— BEGIN Supplied material —

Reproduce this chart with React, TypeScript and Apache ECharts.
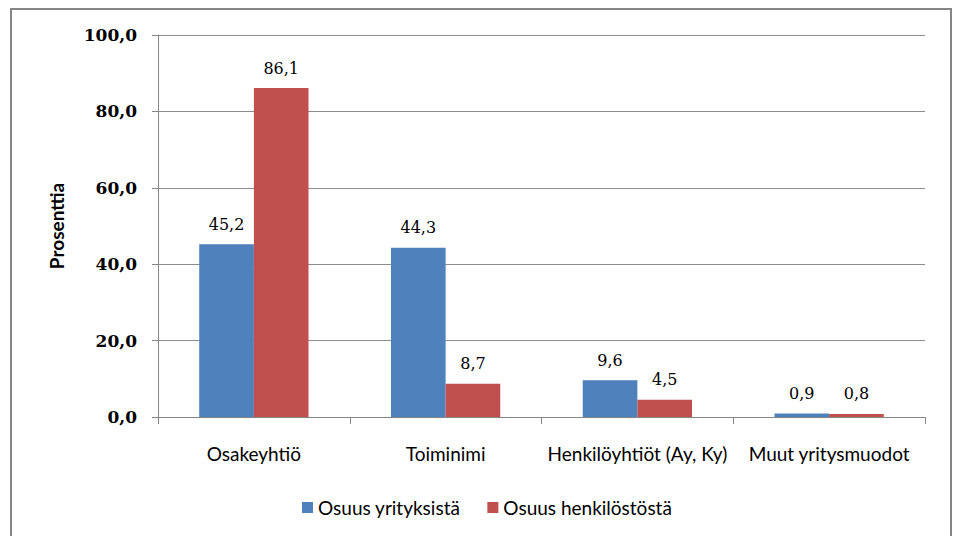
import React, { useEffect, useRef } from "react";
import * as echarts from "echarts";

const categories = ["Osakeyhtiö", "Toiminimi", "Henkilöyhtiöt (Ay, Ky)", "Muut yritysmuodot"];
const seriesNames = ["Osuus yrityksistä", "Osuus henkilöstöstä"];
const companyShare = [45.2, 44.3, 9.6, 0.9];
const staffShare = [86.1, 8.7, 4.5, 0.8];
const yTicks = { min: 0, max: 100, interval: 20 };

const fmt = (v: number) => v.toFixed(1).replace(".", ",");

export default function App() {
  const ref = useRef<HTMLDivElement>(null);
  useEffect(() => {
    if (!ref.current) return;
    const chart = echarts.init(ref.current, null, { renderer: "svg" });
    const labelStyle = {
      show: true,
      position: "top" as const,
      distance: 12,
      fontFamily: "DejaVu Serif",
      fontWeight: "normal" as const,
      fontSize: 16,
      color: "#000",
      formatter: (p: any) => fmt(p.value),
    };
    chart.setOption({
      animation: false,
      backgroundColor: "#fff",
      graphic: [
        {
          type: "rect",
          shape: { x: 11, y: 9, width: 940, height: 540 },
          style: { fill: "none", stroke: "#858585", lineWidth: 2 },
          z: 100,
        },
      ],
      grid: { left: 158, right: 29, top: 35, bottom: 119, containLabel: false },
      legend: {
        bottom: 14,
        left: 297,
        icon: "rect",
        itemWidth: 11,
        itemHeight: 11,
        itemGap: 27,
        textStyle: { fontFamily: "Lato", fontSize: 19, color: "#000" },
        data: seriesNames,
      },
      xAxis: {
        type: "category",
        data: categories,
        axisLine: { lineStyle: { color: "#868686", width: 1 } },
        axisTick: { show: true, length: 7, lineStyle: { color: "#868686" } },
        axisLabel: {
          margin: 27,
          fontFamily: "Lato",
          fontSize: 19,
          color: "#000",
          interval: 0,
        },
      },
      yAxis: {
        type: "value",
        min: yTicks.min,
        max: yTicks.max,
        interval: yTicks.interval,
        name: "Prosenttia",
        nameLocation: "middle",
        nameRotate: 90,
        nameGap: 92,
        nameTextStyle: { fontFamily: "Lato", fontWeight: "bold", fontSize: 19, color: "#000" },
        axisLine: { show: true, lineStyle: { color: "#868686" } },
        axisTick: { show: true, inside: false, length: 6, lineStyle: { color: "#868686" } },
        splitLine: { show: true, lineStyle: { color: "#8c8c8c", width: 1 } },
        axisLabel: {
          margin: 21,
          fontFamily: "DejaVu Serif",
          fontWeight: "bold",
          fontSize: 17,
          color: "#000",
          formatter: (v: number) => fmt(v),
        },
      },
      series: [
        {
          name: seriesNames[0],
          type: "bar",
          data: companyShare,
          itemStyle: { color: "#4F81BD" },
          barGap: "0%",
          barCategoryGap: "43%",
          label: labelStyle,
        },
        {
          name: seriesNames[1],
          type: "bar",
          data: staffShare,
          itemStyle: { color: "#C0504D" },
          barGap: "0%",
          barCategoryGap: "43%",
          label: labelStyle,
        },
      ],
    });
    return () => chart.dispose();
  }, []);
  return (
    <div
      ref={ref}
      style={{ position: "fixed", left: 0, top: 0, width: 954, height: 536 }}
    />
  );
}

— END Supplied material —

- [Your goal] Transcribe the opening line of the listing above, please, and every line after it through the line with "100, interval: 20", word for word, without pictures.

- [Output of the task]
Reproduce this chart with React, TypeScript and Apache ECharts.
import React, { useEffect, useRef } from "react";
import * as echarts from "echarts";

const categories = ["Osakeyhtiö", "Toiminimi", "Henkilöyhtiöt (Ay, Ky)", "Muut yritysmuodot"];
const seriesNames = ["Osuus yrityksistä", "Osuus henkilöstöstä"];
const companyShare = [45.2, 44.3, 9.6, 0.9];
const staffShare = [86.1, 8.7, 4.5, 0.8];
const yTicks = { min: 0, max: 100, interval: 20 };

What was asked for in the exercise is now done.